Again, it doesn't follow automatically from the semantics of counterpossibles that substituting P in for φ will give you the same truth value as substituting Q for φ, despite the fact that these two formulas are intensionally equivalent. What we can do then to distinguish whether F is essential or G is essential (or neither) is substitute in P for φ and Q for φ in (C). If (C) comes out true, then the property is essential; if it comes out false, then it is not.
With this hypothesis in mind, here is a very rough first stab. For any x:
- (1) For any P, if P is a de re necessary property of x, then P is an essential property of x if and only if had x lacked P then x would not exist.
- (1*) For any P: If λz[□Pz](x) then: □|x|Px iff (¬λz[Pz](x) □→¬λz[∃yy=z](x)])
Consider one example given by Kit Fine: Suppose we have the property λz[z∈{z}]. Intuitively, this is the property satisfied by something whenever it is in its singleton. Assuming that, necessarily, I am a member of my singleton, then this is a de re necessary property of me, i.e. λz[□z∈{z}](a) However, it seems to not be an essential property of me.
So, is it true that the following holds?
- (A) Had Alfredo lacked λz[z∈{z}], Alfredo would not exist.
- (A*) ¬λz[z∈{z}](a) □→ ¬λz[∃yy=z](a)
Given a de re necessary property of x, P, it might also be that the truth of the appropriate counterpossible is just a necessary condition for a property's being essential. In other words:
- (NEC) If P is essential to x, then were x to lack P x would not exist.
- (NEC*) If □|x|Px, then (¬λz[Pz](x) □→¬λz[∃yy=z](x)]).
- (SUFF) Given that if x were to lack P x would not exist, then P is essential to x.
- (SUFF*) If (¬λz[Pz](x) □→¬λz[∃yy=z](x)]), then □|x|Px.
In the case of (SUFF) it is particularly important that we use the right semantics for counterpossibles. If (SUFF) is true then this is very useful when talking to those who don't recognize the sense of essence at stake here: If they already know how to evaluate the counterpossible in the antecedent according to a 'non-trivial' semantics, then we simply say, "Plug in the property for the antecedent; if the counterfactual holds non-trivially, the property is essential. Now you know what I mean." This might also be a nice way to interpret people who give multiple definitions of 'essential' and 'accidental' properties, such as Aristotle. Aristotle gives a modal definition of essential properties which can sound like it might contradict other definitions of his; but (1) is 'modal' too, and it might be a way to interpret Aristotle that makes him consistent.
Probably potential counter-examples to the hypothesis come to mind. I know that I already see some issues. But it might be useful to see how far this hypothesis can go.

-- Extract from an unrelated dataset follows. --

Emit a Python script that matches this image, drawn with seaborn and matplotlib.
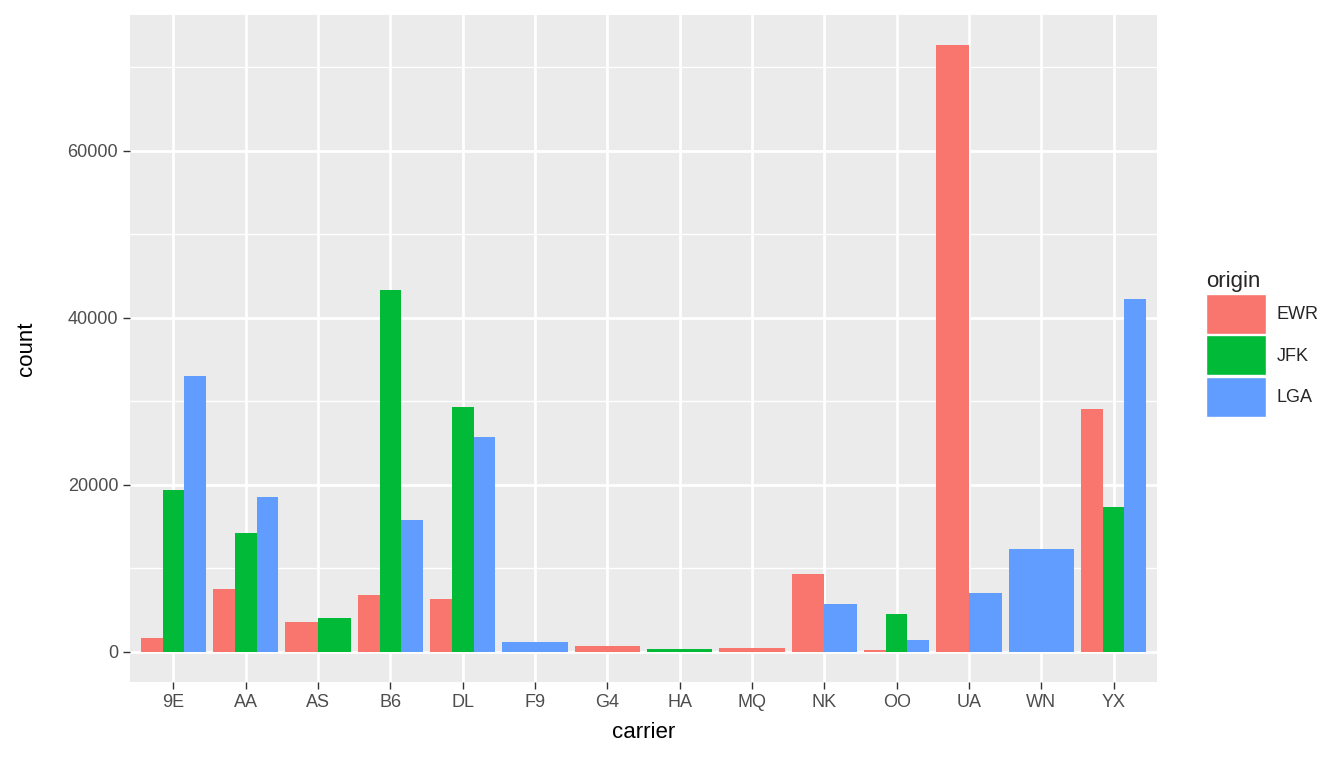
import matplotlib
matplotlib.use("Agg")
import matplotlib.pyplot as plt
import seaborn as sns
from matplotlib.patches import Patch

carriers = ["9E","AA","AS","B6","DL","F9","G4","HA","MQ","NK","OO","UA","WN","YX"]
origins = ["EWR","JFK","LGA"]
ewr = [1680, 7550, 3590, 6830, 6350, None, 670, None, 393, 9340, 250, 72600, None, 29100]
jfk = [19300, 14250, 4070, 43350, 29340, None, None, 342, None, None, 4550, None, None, 17370]
lga = [33050, 18560, None, 15810, 25750, 1200, None, None, None, 5750, 1440, 7070, 12330, 42280]
colors = {"EWR": "#F8766D", "JFK": "#00BA38", "LGA": "#619CFF"}

sns.set_theme(style="darkgrid", rc={"axes.facecolor": "#EBEBEB", "grid.color": "white"})
plt.rcParams['font.family'] = ['Liberation Sans', 'DejaVu Sans']
fig = plt.figure(figsize=(13.44, 7.68), dpi=100)
ax = fig.add_axes([130/1344, 86/768, 1027/1344, 667/768])

series = {"EWR": ewr, "JFK": jfk, "LGA": lga}
for i, c in enumerate(carriers):
    present = [o for o in origins if series[o][i] is not None]
    n = len(present)
    w = 0.9 / n
    for j, o in enumerate(present):
        x = i - 0.45 + w * (j + 0.5)
        ax.bar(x, series[o][i], width=w, color=colors[o], linewidth=0)

ax.set_xlim(-0.6, len(carriers) - 0.4)
ax.set_ylim(-3630, 76230)
ax.set_xticks(range(len(carriers)))
ax.set_xticklabels(carriers)
ax.set_yticks([0, 20000, 40000, 60000])
ax.set_yticks([10000, 30000, 50000, 70000], minor=True)
ax.grid(which="major", color="white", linewidth=2)
ax.grid(which="minor", color="white", linewidth=1)
ax.tick_params(axis="both", which="major", labelsize=13, labelcolor="#4D4D4D", length=5, color="#333333", width=1, direction="out")
ax.tick_params(which="minor", length=0)
ax.tick_params(bottom=True, left=True)
for s in ax.spines.values():
    s.set_visible(False)
ax.set_xlabel("carrier", fontsize=16, color="black", labelpad=8)
ax.set_ylabel("count", fontsize=16, color="black", labelpad=22)

handles = [Patch(facecolor=colors[o], edgecolor="white", label=o) for o in origins]
leg = fig.legend(handles=handles, title="origin", loc="upper left", bbox_to_anchor=(1190/1344, 1 - 255/768),
                 frameon=False, fontsize=13, title_fontsize=16, handlelength=3.3, handleheight=3.0,
                 labelspacing=0.1, handletextpad=0.6, alignment="left")
fig.savefig("out.png", dpi=100)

And maybe if the hypothesis doesn't hold in general (I bet it doesn't) it might at least help us pick out an important class of the essential properties. After all, it seems in part that the reason we recognize λz[z∈{z}] as non-essential to me is because in some (non-trivial) sense had I lacked it λz[z∈{z}] I would still exist. Had nominalism been true, I'd have still been real (save if you're a Platonist/Pythagorean of a certain sort, in which case maybe you'd have good, non-trivial reason to deny that the counterfactual holds).
It might seem overly complicated to do this quasi-formally as I have, but one thing I'd like to do is look more at the formal semantics of essence such as Fine's for instance (hence the essentialist 'box' operator from Fine's papers), and see how this relates to the formal semantics of counterpossibles (whatever that happens to be). Given the inter-dependence of the two notions, maybe the correct semantics for counterpossibles will help us find the correct semantics for essence, and vice versa. Maybe the notion of essence will help us give a more principled similarity metric for counterpossibles in certain contexts. Also, maybe the notions of essence and counterpossible will relate closely to other notions, such as grounding, dependence and explanation. It might be an interesting project to see how far formal methods can help us here in finding relations between these concepts.